What inspired you to write The Hungry and the Lost?
That’s a difficult question. I don’t know what inspiration is. I don’t know if it’s a connection to the divine (a big claim, for a novelist who isn’t Tolstoy) or, like dreams, the silt you get when the events of your life filter down through your consciousness. I can say that I wrote this book while I was staying with my in-laws. I was (for whatever reason) missing something. If not my family (they’re in this book) then at least the landscape of the land in which I grew up.
Tell us a little about the story you’ve created.
This story is set in Florida, a little bit after the turn of the twentieth century, in an abandoned town. The town was founded on bird-hunting, but eventually there were no birds left, so the people drained out like water from a sump. All except for Rose, the widow of the local minister, and Joy, her daughter — the last sane person left for five hundred miles. They live together, for a while, before other, darker forces sidle in to hunt …

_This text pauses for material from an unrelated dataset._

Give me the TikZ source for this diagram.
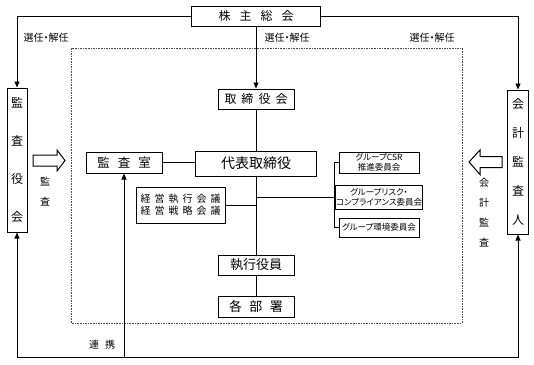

What do you hope readers will take away from this story?
I hope that they enjoy it. I hope that people read this book in a spirit of fun (I won’t say ‘wonder’ but I’m hoping it very loudly) and when they finish they are happy. I hope that they understand a little something about loneliness, as well, but mainly I hope that they like the little box I made for them. I put all my best things in it.
What specialist knowledge or research was required to write this book?
Remember that dream-silt I mentioned earlier? Before I started writing this, I’d been reading a lot of Jung — and a lot of one of his disciples, especially Marie-Louise Von Franz’s Shadow and Evil in Fairy Tales. That book, especially, left its echoes in mine. I also had to hear quite a lot about the ecology of swamps. And millinery. I wasn’t expecting to have to know so much about hats. But there you go. Also, the coyotes were tetchy. I had to rewrite a bit of the book when I discovered the date that the first coyote arrived in Florida. But it was worth it, to me, to get that little detail right. My magpie brain pulled its weight a bit. At last.
What led you to start writing?
That is an incredibly difficult question. I’ve been writing for as long as I can remember. Longer. My mom showed me a pamphlet of poetry that I wrote when I was five or six, and I started writing seriously when I was twelve and living in the orphanage. I couldn’t talk to anyone, so I wrote. Loneliness, again. A bit of fear.
What books inspired you as a young reader?
A Wrinkle in Time, The Divine Comedy (seriously. I know how that sounds. I was a weird kid), The Hitchhikers Guide to the Galaxy, The Uncanny X-Men, the novelizations of Red Dwarf (I know how that sounds, too), Moby Dick, Jane Eyre, The Three Musketeers, Hellboy, The Xanth books, The Princess Bride. These are the ones that really stick out. I still have my copy of The Princess Bride. I brought it with me to China. I wasn’t really allowed to read proper children’s books, when I was a kid (I had to sneak the comics) so my tastes were very, very eclectic.
If you could choose a book character to be for a day, who would it be and why?
Inigo Montoya, or Nightcrawler. I would really like to swashbuckle around, without the possibility of actually murdering anyone who doesn’t deserve it.
What character in your books are you least likely to get along with?
Joy, from this novel, and Raoul from Masque. I really disliked writing them. But I found that I had to.
In what way have libraries influenced you during your lifetime?
Some of my best memories are set in libraries. When I was in the orphanage, I got in trouble for reading ‘too much’ (how very Dickensian, I know…) and the school librarian (who was, cross my heart, named Miss Cubby) made a habit of sneaking me books to read. Later, of course, when I was getting my PhD, the National Library of Wales was one of my favorite places to go. It was astonishing, having that resource, so close to hand.
What message do you have to inspire young writers? If you are looking around and you can’t see the book that you most want to read, go home and write it. Write for yourself. You are your first audience. And I guarantee you that you’ll find an audience.